▼▼▼

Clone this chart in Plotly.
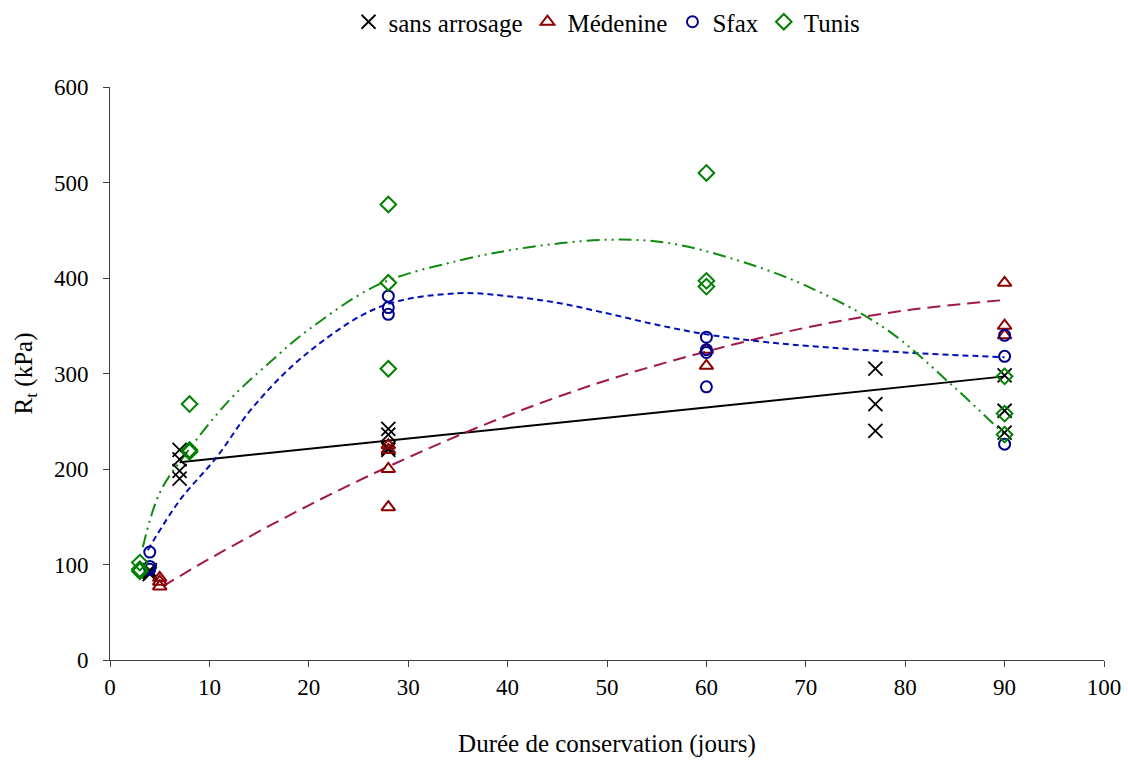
import plotly.graph_objects as go

# ---- data ----
sans_x = [4, 4, 4, 7, 7, 7, 7, 28, 28, 28, 28, 77, 77, 77, 90, 90, 90]
sans_y = [94, 92, 90, 220, 210, 198, 190, 242, 236, 222, 220, 305, 268, 240, 298, 261, 238]

med_x = [5, 5, 5, 28, 28, 28, 28, 60, 60, 90, 90, 90]
med_y = [86, 82, 77, 225, 220, 200, 160, 325, 308, 395, 350, 340]

sfax_x = [4, 4, 4, 28, 28, 28, 60, 60, 60, 60, 90, 90, 90]
sfax_y = [113, 98, 95, 381, 369, 362, 338, 325, 322, 286, 340, 318, 226]

tunis_x = [3, 3, 3, 8, 8, 8, 28, 28, 28, 60, 60, 60, 90, 90, 90]
tunis_y = [102, 95, 93, 268, 220, 218, 477, 395, 305, 510, 397, 391, 297, 258, 236]

# trend curves
sans_tr_x = [7, 90]
sans_tr_y = [207, 297]

med_tr_x = [5.3, 10, 20, 30, 40, 50, 60, 70, 80, 90]
med_tr_y = [77, 106, 162, 212, 256, 293, 323, 348, 366, 377]

sfax_tr_x = [3.8, 7, 10.7, 14.4, 19.8, 27.2, 35, 40, 45, 50, 55, 60, 65, 70, 80, 90]
sfax_tr_y = [115, 167, 212, 265, 321, 370, 384, 381, 374, 363, 351, 341, 334, 329, 322, 317]

tunis_tr_x = [3.3, 5, 7.7, 12, 16, 20, 27, 35, 42, 50, 56, 63, 70, 78, 85, 90]
tunis_tr_y = [118, 175, 217, 272, 311, 346, 393, 418, 432, 440, 437, 419, 392, 347, 285, 236]

x_ticks = [0, 10, 20, 30, 40, 50, 60, 70, 80, 90, 100]
y_ticks = [0, 100, 200, 300, 400, 500, 600]

FONT = "Liberation Serif, Times New Roman, serif"

fig = go.Figure()

# trend lines
fig.add_trace(go.Scatter(x=sans_tr_x, y=sans_tr_y, mode="lines",
                         line=dict(color="#000000", width=2), showlegend=False, hoverinfo="skip"))
fig.add_trace(go.Scatter(x=med_tr_x, y=med_tr_y, mode="lines", line_shape="spline",
                         line=dict(color="#A0184C", width=2, dash="13px,7px"),
                         showlegend=False, hoverinfo="skip"))
fig.add_trace(go.Scatter(x=sfax_tr_x, y=sfax_tr_y, mode="lines", line_shape="spline",
                         line=dict(color="#0010B8", width=2, dash="6px,4px"),
                         showlegend=False, hoverinfo="skip"))
fig.add_trace(go.Scatter(x=tunis_tr_x, y=tunis_tr_y, mode="lines", line_shape="spline",
                         line=dict(color="#108A10", width=2, dash="13px,5px,2px,5px,2px,5px"),
                         showlegend=False, hoverinfo="skip"))

# markers
fig.add_trace(go.Scatter(x=sans_x, y=sans_y, mode="markers", name="sans arrosage",
                         marker=dict(symbol="x-thin-open", size=14, color="#000000",
                                     line=dict(color="#000000", width=1.8))))
fig.add_trace(go.Scatter(x=med_x, y=med_y, mode="markers", name="Médenine",
                         marker=dict(symbol="triangle-up-open", size=12, color="#8B0000",
                                     line=dict(color="#8B0000", width=2))))
fig.add_trace(go.Scatter(x=sfax_x, y=sfax_y, mode="markers", name="Sfax",
                         marker=dict(symbol="circle-open", size=11, color="#000090",
                                     line=dict(color="#000090", width=2))))
fig.add_trace(go.Scatter(x=tunis_x, y=tunis_y, mode="markers", name="Tunis",
                         marker=dict(symbol="diamond-open", size=12, color="#008000",
                                     line=dict(color="#008000", width=2))))

axis_common = dict(showline=True, linecolor="#404040", linewidth=1, ticks="outside",
                   ticklen=6, tickcolor="#404040", showgrid=False, zeroline=False,
                   automargin=False,
                   tickfont=dict(family=FONT, size=23, color="#000000"))

fig.update_layout(
    width=1128, height=765,
    margin=dict(l=110, r=24, t=87, b=105),
    paper_bgcolor="white", plot_bgcolor="white",
    font=dict(family=FONT, color="#000000"),
    xaxis=dict(range=[0, 100], tickvals=x_ticks, ticklabelstandoff=0,
               title=dict(text="Durée de conservation (jours)",
                          font=dict(family=FONT, size=25), standoff=35),
               **axis_common),
    yaxis=dict(range=[0, 600], tickvals=y_ticks, ticklabelstandoff=10,
               title=dict(text="R<sub>t</sub> (kPa)",
                          font=dict(family=FONT, size=25), standoff=14),
               **axis_common),
    legend=dict(orientation="h", x=0.5, xanchor="center", xref="paper",
                y=1 - 22 / 765, yanchor="middle", yref="container",
                font=dict(family=FONT, size=25), itemwidth=30, tracegroupgap=0,
                bgcolor="rgba(0,0,0,0)"),
    showlegend=True,
)

fig.write_html("out.html")
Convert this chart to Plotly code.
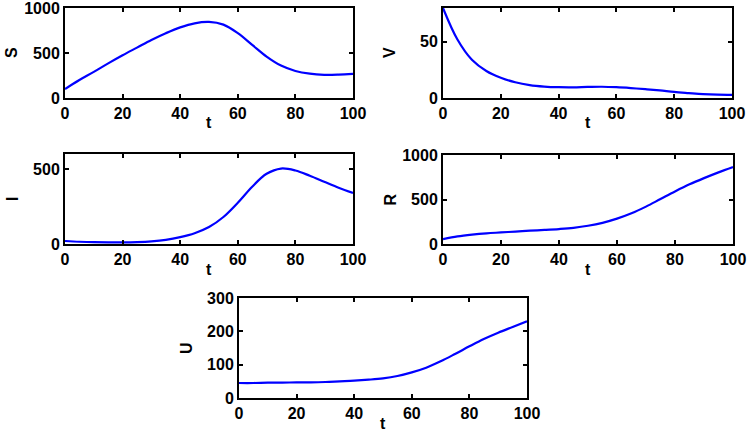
import plotly.graph_objects as go

W, H = 749, 441

t = [0, 5, 10, 15, 20, 25, 30, 35, 40, 45, 50, 55, 60, 65, 70, 75, 80, 85, 90, 95, 100]
S = [100, 200, 290, 385, 475, 560, 645, 720, 785, 830, 845, 815, 720, 590, 460, 360, 300, 270, 258, 260, 268]
V = [80, 52, 34, 24, 18, 14, 11.5, 10.2, 9.6, 9.5, 9.8, 10, 9.6, 8.8, 7.8, 6.7, 5.4, 4.4, 3.5, 3.0, 2.8]
I = [20, 15, 12, 11, 11, 13, 18, 28, 46, 72, 113, 180, 275, 382, 468, 503, 490, 455, 415, 375, 340]
R = [55, 85, 105, 120, 130, 140, 150, 158, 168, 182, 205, 238, 285, 345, 420, 505, 590, 670, 740, 805, 865]
U = [45, 45, 46, 46, 47, 47, 48, 50, 52, 55, 59, 66, 77, 91, 110, 132, 155, 177, 196, 213, 230]

x_ticks = [0, 20, 40, 60, 80, 100]
panels = [
    # name, data, yrange, yticks, (left, right, top, bottom) px
    ("S", S, [0, 1000], [0, 500, 1000], (65, 353, 8, 98)),
    ("V", V, [0, 80], [0, 50], (443, 732, 8, 98)),
    ("I", I, [0, 600], [0, 500], (65, 353, 154, 244)),
    ("R", R, [0, 1000], [0, 500, 1000], (443, 733, 155, 244)),
    ("U", U, [0, 300], [0, 100, 200, 300], (239, 527, 298, 398)),
]

FAM = "Liberation Sans, Arial, sans-serif"
font = dict(family=FAM, size=16, color="black")
fig = go.Figure()
annotations = []
for k, (name, data, yr, yt, (l, r, tp, b)) in enumerate(panels):
    idx = "" if k == 0 else str(k + 1)
    fig.add_trace(go.Scatter(x=t, y=data, mode="lines", line=dict(color="#0000ff", width=2.2, shape="spline"),
                             xaxis="x" + idx, yaxis="y" + idx, showlegend=False, hoverinfo="skip"))
    common = dict(showline=True, linecolor="black", linewidth=2, mirror="ticks", ticks="inside",
                  ticklen=4, tickwidth=1.5, tickcolor="black", showgrid=False, zeroline=False,
                  automargin=False, ticklabeloverflow="allow",
                  tickfont=dict(family=FAM, size=16, color="black", weight="bold"))
    fig.update_layout(**{
        "xaxis" + idx: dict(domain=[l / W, r / W], range=[0, 100], tickvals=x_ticks,
                            anchor="y" + idx, ticklabelstandoff=0, **common),
        "yaxis" + idx: dict(domain=[1 - b / H, 1 - tp / H], range=yr, tickvals=yt,
                            anchor="x" + idx, ticklabelstandoff=0, **common),
    })
    cx = (l + r) / 2
    annotations.append(dict(text="<b>t</b>", x=cx / W, y=1 - (b + 25) / H, xref="paper", yref="paper",
                            showarrow=False, font=font, xanchor="center", yanchor="middle"))
    annotations.append(dict(text="<b>%s</b>" % name, x=(l - 53) / W, y=1 - ((tp + b) / 2) / H,
                            xref="paper", yref="paper", showarrow=False, font=font, textangle=-90,
                            xanchor="center", yanchor="middle"))

fig.update_layout(template="none", width=W, height=H,
                  margin=dict(l=0, r=0, t=0, b=0, pad=0, autoexpand=False),
                  paper_bgcolor="white", plot_bgcolor="white", annotations=annotations, font=font)
fig.write_html("out.html", config={"displayModeBar": False},
               post_script="document.body.style.margin='0';document.body.style.padding='0';"
                           "document.body.style.overflow='hidden';")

▲▲▲

→ **Aim**:
Repeat, word for word and with no pictures, only the lines running from the beginning of the data to the line that contains "395, 350, 340]".

→ **Finished task**:
Clone this chart in Plotly.
import plotly.graph_objects as go

# ---- data ----
sans_x = [4, 4, 4, 7, 7, 7, 7, 28, 28, 28, 28, 77, 77, 77, 90, 90, 90]
sans_y = [94, 92, 90, 220, 210, 198, 190, 242, 236, 222, 220, 305, 268, 240, 298, 261, 238]

med_x = [5, 5, 5, 28, 28, 28, 28, 60, 60, 90, 90, 90]
med_y = [86, 82, 77, 225, 220, 200, 160, 325, 308, 395, 350, 340]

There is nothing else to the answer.